Within digital electronics the discrete samples are most commonly stored in the binary format. This is because the binary format closely resembles the the underlying logical circuitry of digital hardware. The binary format is similar to the decimal way of representing numbers, except it uses base 2 instead of 10. The base 2 can be described by 1’s and 0’s in hardware. After a signal is sampled and represented in binary, the sampled data can be processed within digital hardware.

2.2.2 Digital Arithmetic

Once a signal is sampled and converted to binary, it can be processed in digital hardware. The number of bits required to represent a decimal number n is log 2(n). A digital value is build up of multiple individual bits that need to be processed in combination in order to process the derivative of the original value. This manner of representing data requires multiple logic gates for every n-bit number to process, since bits of the same magnitude need to be compared to one-another and arithmetical circuits need to be able to carry any spillage of bits. An example of such a circuit is the full-adder.

Full adder

Figure 2.4 shows the circuitry required to add binary numbers and is called a full-adder. Since the binary representation of numbers is done through a combination of different bits with varying significance, digital circuitry will need to account for these varying degrees of significance. For the addition of binary numbers each bit-adder requires the information of adjacent adders, which is communicated through the Cin and Cout channels. The propagation delay caused by full adders may be omitted through the usage of carry-lookahead adders at the expense of additional hardware [39].

Figure 2.4: Full-adder

2.3 Analog processing

Initial analog computers used continuously changing aspects to model the problem being solved. The term analog comes from the analogy between the computational and primary processes. This historical definition no longer applies since digital processing also has this characteristic. The defining characteristic of analog processing has become the usage of continuous representations, as opposed to digital processing, which uses the discrete representation. It has been argued [25] that post-Moore’s law processing will require computational processes to represent the physical processes that realize them since this would reduce the overhead involved in sampling analog signals and synchronizing their binary representations. This prediction would require us leaving the status quo of binary electronics and explore the area of analog circuit design. For the purposes of this paper we will look at a specific form of analog processing called stochastic processing.

(20)

2.4 Stochastic processing

Stochastic computing (SC) is the collective name of techniques that represent continuous sig-nals as streams of bits. Complex computations on these streams can be made in an effective fashion through the use of ”digital” logical circuitry. Stochastic computing is sometimes called semi-digital processing since it transforms deterministic computations in the Boolean domain into probabilistic computations in the real domain {x ∈ IR | 0 ≤ x ≤ 1}. The logic behind stochastic computing was first described in 1953 [31] in a paper by John von Neumann on the fundamental concepts of probabilistic logic design. A decade after Neumann’s paper the tech-nology of computing caught up to the theoretical concept and several engineers began looking into SC [36]. However, with the may advancements that were made in semiconductor technology and digital processing, it eventually got left behind together with other analog computers. SC is unique in that information is represented and processed in the form of probabilities. In recent years stochastic computing has gained interest since it has been successfully applied to the ar-eas of machine learning and control [12], the decoding of error correcting codes [14], and image processing tasks such as edge detection [4] and image thresholding [30]. The intuition behind SC is that it provides an energy efficient alternative to the conventional binary processing since probabilistic arithmetic can be done though minimal circuitry and power consumption [39].
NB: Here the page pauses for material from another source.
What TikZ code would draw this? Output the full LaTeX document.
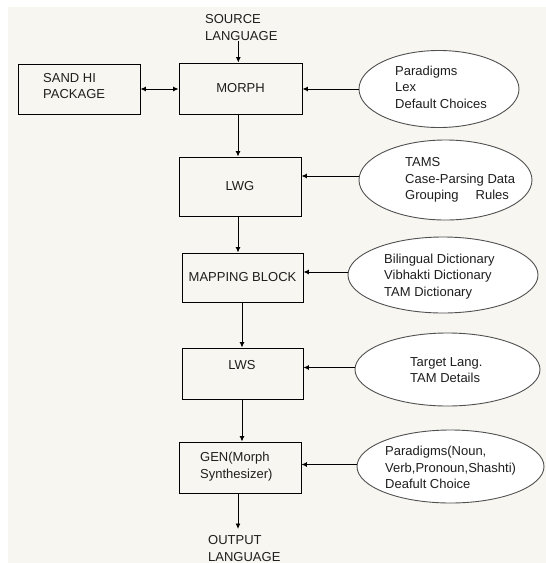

2.4.1 Theory and definition

Stochastic numbers (SNs) represent probabilities as streams of bits in which the occurrence of a 1 divided by the length of the stream is equal to the probability it represents. A SN X of length N represent a probability px= N_N1 ∈ [0, 1], in which N1 is equal to the amount of 1’s in the bit-stream. For example: px = 1₂ can be described as 011001 = 3₆ = X, in which N = 6 and N1 = 3. From the above example it follows intuitively that there are multiple ways of representing the number X by changing the order of the bit-stream. The numbering system for SC is redundant, there are _NN

1 representations for every number

N1

N . Another characteristic is that the probabilities that they are able to represent are limited by the value of N , e.g. a bit-stream of length 10 is not able to accurately represent the probability ₁₁1. A bit-stream of length N is only able to the describe the set {_N0,_N1, ...N −1_N ,N_N}. We can define a SN as follows: Definition 1. A binary sequence of length N is a SN X of value px = N_N1, where N1 is the number of 1’s in X.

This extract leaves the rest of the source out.